While escorting Blake Coburn to his vehicle, the trooper stated Coburn left his vehicle and began advancing toward the ISP car.
Though he was told to get back into his vehicle, the trooper stated Coburn continued to advance and was yelling loudly. The trooper stated he placed his hand on Coburn’s chest and pushed him away as he continued to give verbal commands, and Coburn began yelling to his wife to get out of the ISP car.
Coburn continued to remain hostile and refused to comply, the trooper stated.
“He then grabbed my left arm with both of his hands, and I quickly pulled away,” the trooper stated in the affidavit. “In fear for my safety, due to Mr. Coburn’s increasing verbal and now physical hostility, I drew my Taser and pointed it at him as I continued to give loud verbal commands.”
Coburn walked back to his vehicle, re-entered the passenger seat and told the trooper he’d made a mistake, using an expletive in his description, according to the affidavit.

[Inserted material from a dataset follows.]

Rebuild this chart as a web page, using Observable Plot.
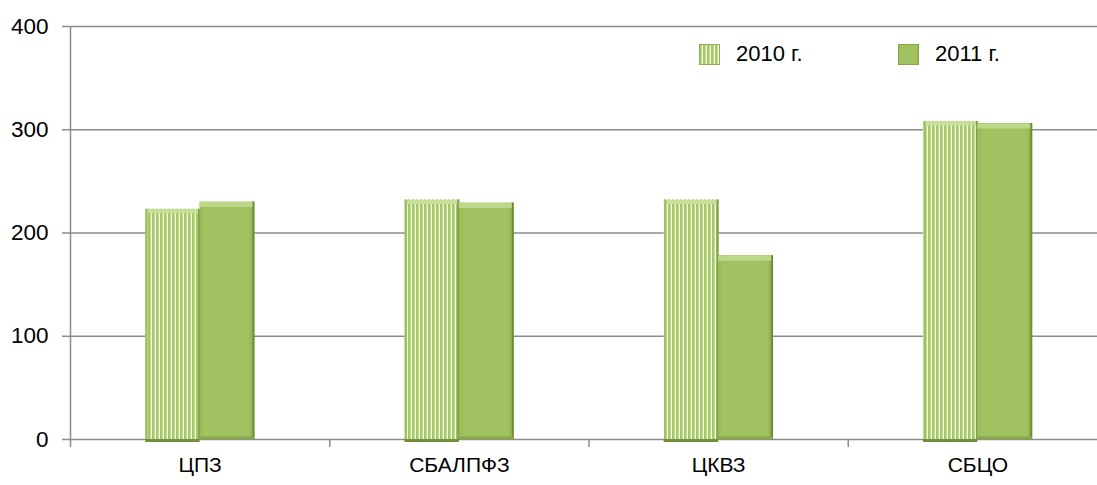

The trooper called additional officers to the scene because of Coburn’s hostility, according to the affidavit.
The trooper transported Blake Coburn to Clark County jail so a certified breath test could be performed. She was later charged with operating a vehicle while intoxicated. Coburn was left under the supervision of other officers at the scene, according to the affidavit.
A message left with an ISP spokesman Monday requesting the arrest report hadn’t been returned as of publication time. The trooper stated in the affidavit the incident was recorded with dash and body cameras.
The affidavit stated there’s good cause to believe Coburn committed four offenses: Battery on a police officer, obstruction of justice, disorderly conduct and public intoxication.
Initial case documents filed Friday in Clark Circuit Court No. 3 show Coburn is facing one criminal misdemeanor charge for resisting law enforcement.
Joshua Otto Schalk, the prosecutor for Harrison County, is the lead attorney for the state. Clark County Prosecutor Jeremy Mull is listed as a secondary prosecuting attorney.
Clarksville Police Chief Mark Palmer said Monday that Coburn, who was hired in 2008, remains employed but has been assigned different duties.
He emphasized that CPD doesn’t investigate its own under such circumstances and that the department will await the outcome of the case before taking action, if warranted. Palmer said Coburn wasn’t on duty at the time of the incident.
“The prosecutor is looking into these charges and allegations. We’re allowing them to do their part before we can do our part,” Palmer said.